After a year of poor performance, a new Board might reallocate the portfolio to more conservative funds or abandon the asset allocation model: The Board must recognize that the recommended investment approach is a long-term strategy that frees the Board from short-term management of the investment portfolio. It is based on a significant history of the market, which has ups and downs when viewed on a short-term basis. The committee strongly recommends that the Board adopt a motion to maintain the asset allocation in the portfolio, with changes only for rebalancing, correcting operational issues and or refining fund selection, for a minimum of five years.
How did the committee arrive at 9% as the long-term annual return for the recommended portfolio? The model portfolio was entered into a financial planning tool that Vanguard provides. This tools uses more than 40 years of market data to do simulations, which are primarily based on asset class rather than specific funds. The tool projects a 9% annualized return for this type of portfolio. Vanguard funds similar to the recommended portfolio were also examined to determine if the 9% was a reasonable expectation. Here are their “since inception” returns (with the year of inception):
· Life Strategy Moderate Growth: 9.81% (1994)
· Life Strategy Conservative Growth: 8.80% (1994)
· STAR: 11.12% (1985)
Isn’t investing in equities risky? Every investment and every investment policy involves risks, both short-term and long-term. In addition there are various types of risks. The recommended policy means the SCBC portfolio can and will lose money in certain years. However, consider this: due to inflation, currently the Unit’s endowment is losing money now even though it is invested solely in bonds because the return is so low. The bond fund is subject to several kinds of risks, including interest rate risk and redemption risk. In other words, our current investment policy contains risk, perhaps more than most people realize. The recommended strategy is said to be one of the best approaches to long-term investment success. By utilizing broad diversification across major asset classes, SCBC will be exposed to much less risk when compared to investing in individual stocks and bonds. The recommended strategy does not involve investing in individual stocks or bonds; the recommended portfolio only invests in broad market indexes (with the exception of the Prime Money Market Fund, the GNMA bond fund and the PRIMECAP Core fund, which is a highly diversified fund in itself).

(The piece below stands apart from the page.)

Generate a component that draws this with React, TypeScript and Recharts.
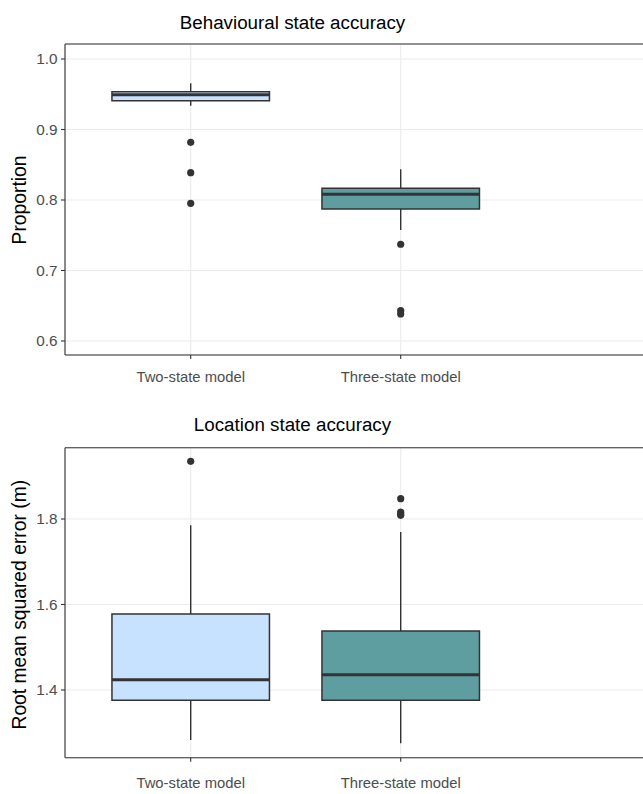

Are Directors liable if the investment strategy do not perform to expectations? It is highly unlikely, given the portfolio amount, that any legal action would be brought, unless fraud or gross negligence is found. The Directors have fiduciary responsibility for managing the club’s finances and endowment. In other words, not taking any action could also subject the Directors subject to a suit as could making a considered, carefully researched, investment decision. In any case, the D&O insurance fully covers our decision(s) in this matter.
1. Corrected portfolio values after 15 years if invested in STAR versus GNMA. This calculation originally did not set aside 25% of principal for contingency and expenses. STAR still was $640,000 larger than GNMA after 15 years.
2. Removes PRIMECAP Core fund; adds Small Cap Value Index fund. These changes allow a purer allocation to the asset classes chosen by the committee and increase the percentage allocated to Value and small caps, which were under-represented. As a result, the management fee weighted-average was lowered to .23%.